** Start RECORD EXCERPTS **
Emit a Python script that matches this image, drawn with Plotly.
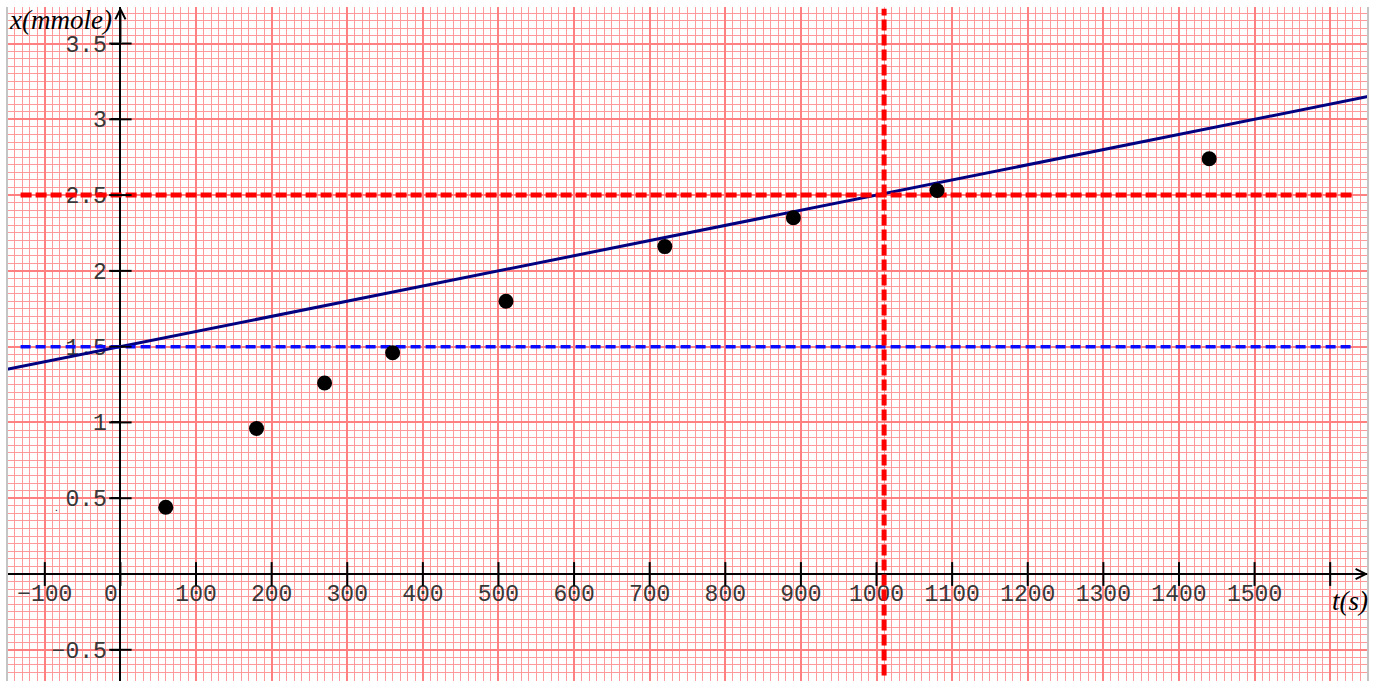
import plotly.graph_objects as go

# ---- data ----
t_s = [60, 180, 270, 360, 510, 720, 890, 1080, 1440]
x_mmol = [0.44, 0.96, 1.26, 1.46, 1.80, 2.16, 2.35, 2.53, 2.74]

fit_t = [-150, 1650]
fit_x = [1.35, 3.15]

half_t = [-132, 1631]
half_level = [2.5, 2.5]
half_time = [1010, 1010]
half_time_y = [-0.67, 3.73]

x0_t = [-132, 1628]
x0_level = [1.5, 1.5]

x_tickvals = [-100, 0, 100, 200, 300, 400, 500, 600, 700, 800, 900, 1000,
              1100, 1200, 1300, 1400, 1500, 1600]
x_ticktext = ["−100", "", "100", "200", "300", "400", "500", "600", "700", "800",
              "900", "1000", "1100", "1200", "1300", "1400", "1500", ""]
y_tickvals = [-0.5, 0.5, 1, 1.5, 2, 2.5, 3, 3.5]
y_ticktext = ["−0.5", "0.5", "1", "1.5", "2", "2.5", "3", "3.5"]

X_RANGE = [-150, 1650]
Y_RANGE = [-0.706, 3.741]

MAJOR = "#ff8080"
MINOR = "#ff9a9a"
TICKFONT = dict(family="Liberation Mono", size=23, color="#383838")

fig = go.Figure()

# fitted line
fig.add_trace(go.Scatter(x=fit_t, y=fit_x, mode="lines",
                         line=dict(color="#000080", width=3), hoverinfo="skip"))
# blue dashed x0 level
fig.add_trace(go.Scatter(x=x0_t, y=x0_level, mode="lines",
                         line=dict(color="#0a0aff", width=3.5, dash="10px,5px"), hoverinfo="skip"))
# red dashed half level / half time
fig.add_trace(go.Scatter(x=half_t, y=half_level, mode="lines",
                         line=dict(color="#ff0000", width=5, dash="11px,4px"), hoverinfo="skip"))
fig.add_trace(go.Scatter(x=half_time, y=half_time_y, mode="lines",
                         line=dict(color="#ff0000", width=5, dash="11px,4px"), hoverinfo="skip"))
# data points
fig.add_trace(go.Scatter(x=t_s, y=x_mmol, mode="markers",
                         marker=dict(color="black", size=15)))
# crossing tick marks
fig.add_trace(go.Scatter(x=x_tickvals, y=[0] * len(x_tickvals), mode="markers",
                         marker=dict(symbol="line-ns", size=17,
                                     line=dict(color="black", width=2)), hoverinfo="skip"))
fig.add_trace(go.Scatter(x=[0] * len(y_tickvals), y=y_tickvals, mode="markers",
                         marker=dict(symbol="line-ew", size=16,
                                     line=dict(color="black", width=2)), hoverinfo="skip"))

xpos = (0 - Y_RANGE[0]) / (Y_RANGE[1] - Y_RANGE[0])
ypos = (0 - X_RANGE[0]) / (X_RANGE[1] - X_RANGE[0])

fig.update_layout(
    width=1383, height=681,
    margin=dict(l=7, r=15, t=7, b=0),
    paper_bgcolor="white", plot_bgcolor="white",
    showlegend=False,
    xaxis=dict(range=X_RANGE, tickmode="array", tickvals=x_tickvals, ticktext=x_ticktext,
               showgrid=True, gridcolor=MAJOR, gridwidth=2,
               minor=dict(tick0=0, dtick=10, showgrid=True, gridcolor=MINOR, gridwidth=1),
               zeroline=False, showline=True, linecolor="black", linewidth=2,
               anchor="free", position=xpos, ticks="", ticklabelstandoff=-2,
               tickfont=TICKFONT, layer="below traces", automargin=False),
    yaxis=dict(range=Y_RANGE, tickmode="array", tickvals=y_tickvals, ticktext=y_ticktext,
               showgrid=True, gridcolor=MAJOR, gridwidth=2,
               minor=dict(tick0=0, dtick=0.05, showgrid=True, gridcolor=MINOR, gridwidth=1),
               zeroline=False, showline=True, linecolor="black", linewidth=2,
               anchor="free", position=ypos, ticks="outside", ticklen=8, tickwidth=2,
               tickcolor="black", tickfont=TICKFONT, layer="below traces", automargin=False),
)

fig.add_annotation(x=0, y=0, xref="x", yref="y", text="0", showarrow=False,
                   xanchor="right", yanchor="top", xshift=0, yshift=-6,
                   font=TICKFONT)
fig.add_annotation(x=-84, y=0.44, xref="x", yref="y", text=".", showarrow=False,
                   font=dict(family="Liberation Sans", size=10, color="black"))

# axis arrows
fig.add_annotation(x=1650, y=0, ax=1560, ay=0, xref="x", yref="y", axref="x", ayref="y",
                   text="", showarrow=True, arrowhead=5, arrowsize=1, arrowwidth=2,
                   arrowcolor="black")
fig.add_annotation(x=0, y=3.741, ax=0, ay=3.5, xref="x", yref="y", axref="x", ayref="y",
                   text="", showarrow=True, arrowhead=5, arrowsize=1, arrowwidth=2,
                   arrowcolor="black")

# axis titles
fig.add_annotation(x=0, y=1, xref="paper", yref="paper", xanchor="left", yanchor="top",
                   text="<i>x(mmole)</i>", showarrow=False, xshift=0, yshift=4,
                   font=dict(family="Liberation Serif", size=27, color="black"))
fig.add_annotation(x=1, y=0, xref="paper", yref="y", xanchor="right", yanchor="top",
                   text="<i>t(s)</i>", showarrow=False, yshift=-10, xshift=2,
                   font=dict(family="Liberation Serif", size=27, color="black"))

# page borders
fig.add_shape(type="line", xref="paper", yref="paper", x0=0, x1=0, y0=0, y1=1,
              line=dict(color="#c4c4c4", width=2))
fig.add_shape(type="line", xref="paper", yref="paper", x0=1, x1=1, y0=0, y1=1,
              line=dict(color="#c4c4c4", width=2))

fig.write_html("out.html", config={"displayModeBar": False},
               post_script="document.body.style.margin='0';")
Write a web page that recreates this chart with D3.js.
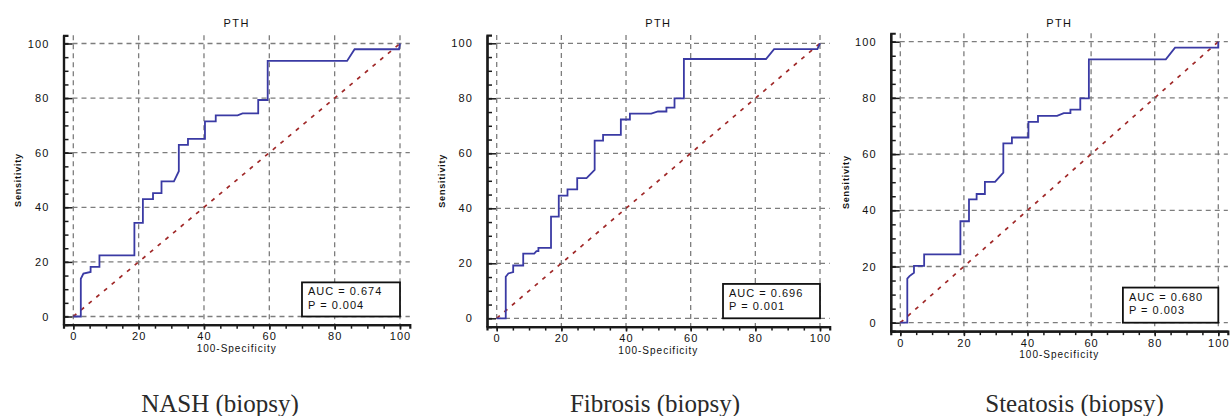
** End RECORD EXCERPTS **
## JOB:
From the opening line of the listing above through the line bearing "fig = go.Figure()", repeat each line exactly. Drop every picture.

## ANSWER IN FULL:
Emit a Python script that matches this image, drawn with Plotly.
import plotly.graph_objects as go

# ---- data ----
t_s = [60, 180, 270, 360, 510, 720, 890, 1080, 1440]
x_mmol = [0.44, 0.96, 1.26, 1.46, 1.80, 2.16, 2.35, 2.53, 2.74]

fit_t = [-150, 1650]
fit_x = [1.35, 3.15]

half_t = [-132, 1631]
half_level = [2.5, 2.5]
half_time = [1010, 1010]
half_time_y = [-0.67, 3.73]

x0_t = [-132, 1628]
x0_level = [1.5, 1.5]

x_tickvals = [-100, 0, 100, 200, 300, 400, 500, 600, 700, 800, 900, 1000,
              1100, 1200, 1300, 1400, 1500, 1600]
x_ticktext = ["−100", "", "100", "200", "300", "400", "500", "600", "700", "800",
              "900", "1000", "1100", "1200", "1300", "1400", "1500", ""]
y_tickvals = [-0.5, 0.5, 1, 1.5, 2, 2.5, 3, 3.5]
y_ticktext = ["−0.5", "0.5", "1", "1.5", "2", "2.5", "3", "3.5"]

X_RANGE = [-150, 1650]
Y_RANGE = [-0.706, 3.741]

MAJOR = "#ff8080"
MINOR = "#ff9a9a"
TICKFONT = dict(family="Liberation Mono", size=23, color="#383838")

fig = go.Figure()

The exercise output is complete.